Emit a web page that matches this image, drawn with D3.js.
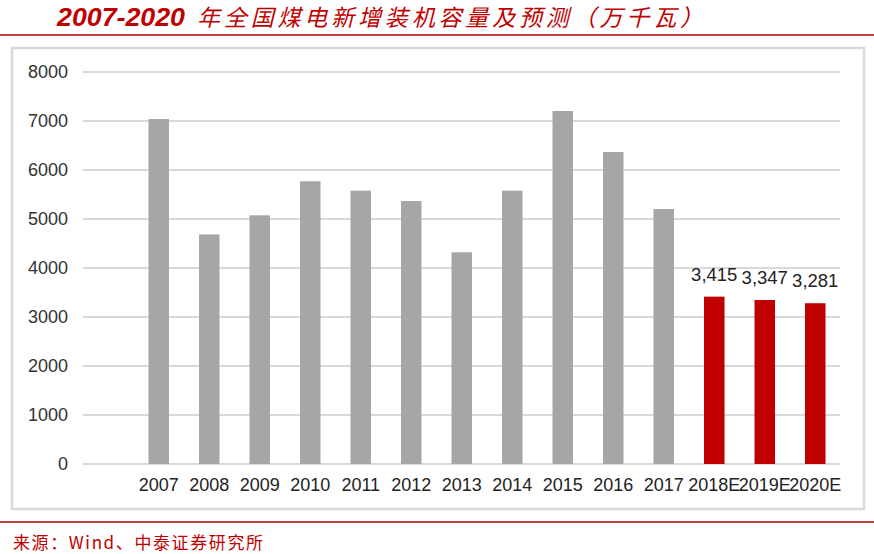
<!DOCTYPE html>
<html>
<head>
<meta charset="utf-8">
<script src="https://cdn.jsdelivr.net/npm/d3@7/dist/d3.min.js"></script>
<style>
  html, body { margin: 0; padding: 0; background: #fff; }
  svg { display: block; }
</style>
</head>
<body>
<svg id="chart" width="874" height="554"></svg>
<script>
// ---- data ----
const categories = ["2007","2008","2009","2010","2011","2012","2013","2014","2015","2016","2017","2018E","2019E","2020E"];
const values = [7040, 4685, 5075, 5770, 5578, 5367, 4320, 5578, 7204, 6367, 5204, 3415, 3347, 3281];
const forecast = [false,false,false,false,false,false,false,false,false,false,false,true,true,true];
const yTicks = [0, 1000, 2000, 3000, 4000, 5000, 6000, 7000, 8000];
const titleNum = "2007-2020";
const titleCn = "年全国煤电新增装机容量及预测（万千瓦）";
const sourceText = "来源：Wind、中泰证券研究所";

const svg = d3.select("#chart");
const red = "#c00000";

// title
svg.append("text").attr("x", 57).attr("y", 26)
  .attr("font-family", "'Liberation Sans', Arial, sans-serif")
  .attr("font-weight", "bold").attr("font-style", "italic")
  .attr("font-size", 26).attr("fill", red)
  .attr("textLength", 128).attr("lengthAdjust", "spacingAndGlyphs").text(titleNum);
svg.append("text").attr("x", 197).attr("y", 26)
  .attr("font-family", "'Noto Sans CJK SC', sans-serif")
  .attr("font-style", "italic")
  .attr("font-size", 23).attr("fill", red)
  .attr("textLength", 506).attr("lengthAdjust", "spacing").text(titleCn);
svg.append("line").attr("x1", 0).attr("x2", 874).attr("y1", 35).attr("y2", 35)
  .attr("stroke", "#b00000").attr("stroke-width", 1.5);

// chart frame
svg.append("rect").attr("x", 12).attr("y", 48).attr("width", 852).attr("height", 461)
  .attr("fill", "#fff").attr("stroke", "#d9d9d9").attr("stroke-width", 2.5);

// footer
svg.append("line").attr("x1", 0).attr("x2", 874).attr("y1", 522).attr("y2", 522)
  .attr("stroke", "#b00000").attr("stroke-width", 1.5);
svg.append("text").attr("x", 13).attr("y", 549)
  .attr("font-family", "'Noto Sans CJK SC', sans-serif")
  .attr("font-size", 17).attr("fill", red)
  .attr("textLength", 250).attr("lengthAdjust", "spacing").text(sourceText);

// scales
const y = d3.scaleLinear().domain([0, 8000]).range([464, 72]);
const x = d3.scaleBand().domain(categories).range([133.5, 840.5])
  .paddingInner(0.594).paddingOuter(0.297);
const gridX1 = 83, gridX2 = 840;

// gridlines
svg.append("g").selectAll("line").data(yTicks).join("line")
  .attr("x1", gridX1).attr("x2", gridX2)
  .attr("y1", d => y(d)).attr("y2", d => y(d))
  .attr("stroke", "#d9d9d9").attr("stroke-width", 2);

// y axis labels
const yAxis = d3.axisLeft(y).tickValues(yTicks).tickSize(0).tickPadding(0).tickFormat(d3.format("d"));
const gy = svg.append("g").attr("transform", "translate(68,0)").call(yAxis);
gy.select(".domain").remove();
gy.selectAll("text").attr("font-family", "'Liberation Sans', Arial, sans-serif")
  .attr("font-size", 18).attr("fill", "#333");

// bars
svg.append("g").selectAll("rect").data(categories).join("rect")
  .attr("x", d => x(d)).attr("width", x.bandwidth())
  .attr("y", (d, i) => y(values[i])).attr("height", (d, i) => y(0) - y(values[i]))
  .attr("fill", (d, i) => forecast[i] ? red : "#a6a6a6");

// x axis labels
const xAxis = d3.axisBottom(x).tickSize(0).tickPadding(0);
const gx = svg.append("g").attr("transform", "translate(0,478)").call(xAxis);
gx.select(".domain").remove();
gx.selectAll("text").attr("dy", "0.71em").attr("font-family", "'Liberation Sans', Arial, sans-serif")
  .attr("font-size", 18).attr("fill", "#222");

// data labels for forecasts
svg.append("g").selectAll("text").data(categories.filter((d, i) => forecast[i])).join("text")
  .attr("x", d => x(d) + x.bandwidth() / 2)
  .attr("y", d => y(values[categories.indexOf(d)]) - 16)
  .attr("text-anchor", "middle")
  .attr("font-family", "'Liberation Sans', Arial, sans-serif")
  .attr("font-size", 18.5).attr("fill", "#222")
  .text(d => d3.format(",")(values[categories.indexOf(d)]));
</script>
</body>
</html>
##########
**Objective:** Restate the data above word for word. Do not include the images.

**Answer to the task:**
Emit a web page that matches this image, drawn with D3.js.
<!DOCTYPE html>
<html>
<head>
<meta charset="utf-8">
<script src="https://cdn.jsdelivr.net/npm/d3@7/dist/d3.min.js"></script>
<style>
  html, body { margin: 0; padding: 0; background: #fff; }
  svg { display: block; }
</style>
</head>
<body>
<svg id="chart" width="874" height="554"></svg>
<script>
// ---- data ----
const categories = ["2007","2008","2009","2010","2011","2012","2013","2014","2015","2016","2017","2018E","2019E","2020E"];
const values = [7040, 4685, 5075, 5770, 5578, 5367, 4320, 5578, 7204, 6367, 5204, 3415, 3347, 3281];
const forecast = [false,false,false,false,false,false,false,false,false,false,false,true,true,true];
const yTicks = [0, 1000, 2000, 3000, 4000, 5000, 6000, 7000, 8000];
const titleNum = "2007-2020";
const titleCn = "年全国煤电新增装机容量及预测（万千瓦）";
const sourceText = "来源：Wind、中泰证券研究所";

const svg = d3.select("#chart");
const red = "#c00000";

// title
svg.append("text").attr("x", 57).attr("y", 26)
  .attr("font-family", "'Liberation Sans', Arial, sans-serif")
  .attr("font-weight", "bold").attr("font-style", "italic")
  .attr("font-size", 26).attr("fill", red)
  .attr("textLength", 128).attr("lengthAdjust", "spacingAndGlyphs").text(titleNum);
svg.append("text").attr("x", 197).attr("y", 26)
  .attr("font-family", "'Noto Sans CJK SC', sans-serif")
  .attr("font-style", "italic")
  .attr("font-size", 23).attr("fill", red)
  .attr("textLength", 506).attr("lengthAdjust", "spacing").text(titleCn);
svg.append("line").attr("x1", 0).attr("x2", 874).attr("y1", 35).attr("y2", 35)
  .attr("stroke", "#b00000").attr("stroke-width", 1.5);

// chart frame
svg.append("rect").attr("x", 12).attr("y", 48).attr("width", 852).attr("height", 461)
  .attr("fill", "#fff").attr("stroke", "#d9d9d9").attr("stroke-width", 2.5);

// footer
svg.append("line").attr("x1", 0).attr("x2", 874).attr("y1", 522).attr("y2", 522)
  .attr("stroke", "#b00000").attr("stroke-width", 1.5);
svg.append("text").attr("x", 13).attr("y", 549)
  .attr("font-family", "'Noto Sans CJK SC', sans-serif")
  .attr("font-size", 17).attr("fill", red)
  .attr("textLength", 250).attr("lengthAdjust", "spacing").text(sourceText);

// scales
const y = d3.scaleLinear().domain([0, 8000]).range([464, 72]);
const x = d3.scaleBand().domain(categories).range([133.5, 840.5])
  .paddingInner(0.594).paddingOuter(0.297);
const gridX1 = 83, gridX2 = 840;

// gridlines
svg.append("g").selectAll("line").data(yTicks).join("line")
  .attr("x1", gridX1).attr("x2", gridX2)
  .attr("y1", d => y(d)).attr("y2", d => y(d))
  .attr("stroke", "#d9d9d9").attr("stroke-width", 2);

// y axis labels
const yAxis = d3.axisLeft(y).tickValues(yTicks).tickSize(0).tickPadding(0).tickFormat(d3.format("d"));
const gy = svg.append("g").attr("transform", "translate(68,0)").call(yAxis);
gy.select(".domain").remove();
gy.selectAll("text").attr("font-family", "'Liberation Sans', Arial, sans-serif")
  .attr("font-size", 18).attr("fill", "#333");

// bars
svg.append("g").selectAll("rect").data(categories).join("rect")
  .attr("x", d => x(d)).attr("width", x.bandwidth())
  .attr("y", (d, i) => y(values[i])).attr("height", (d, i) => y(0) - y(values[i]))
  .attr("fill", (d, i) => forecast[i] ? red : "#a6a6a6");

// x axis labels
const xAxis = d3.axisBottom(x).tickSize(0).tickPadding(0);
const gx = svg.append("g").attr("transform", "translate(0,478)").call(xAxis);
gx.select(".domain").remove();
gx.selectAll("text").attr("dy", "0.71em").attr("font-family", "'Liberation Sans', Arial, sans-serif")
  .attr("font-size", 18).attr("fill", "#222");

// data labels for forecasts
svg.append("g").selectAll("text").data(categories.filter((d, i) => forecast[i])).join("text")
  .attr("x", d => x(d) + x.bandwidth() / 2)
  .attr("y", d => y(values[categories.indexOf(d)]) - 16)
  .attr("text-anchor", "middle")
  .attr("font-family", "'Liberation Sans', Arial, sans-serif")
  .attr("font-size", 18.5).attr("fill", "#222")
  .text(d => d3.format(",")(values[categories.indexOf(d)]));
</script>
</body>
</html>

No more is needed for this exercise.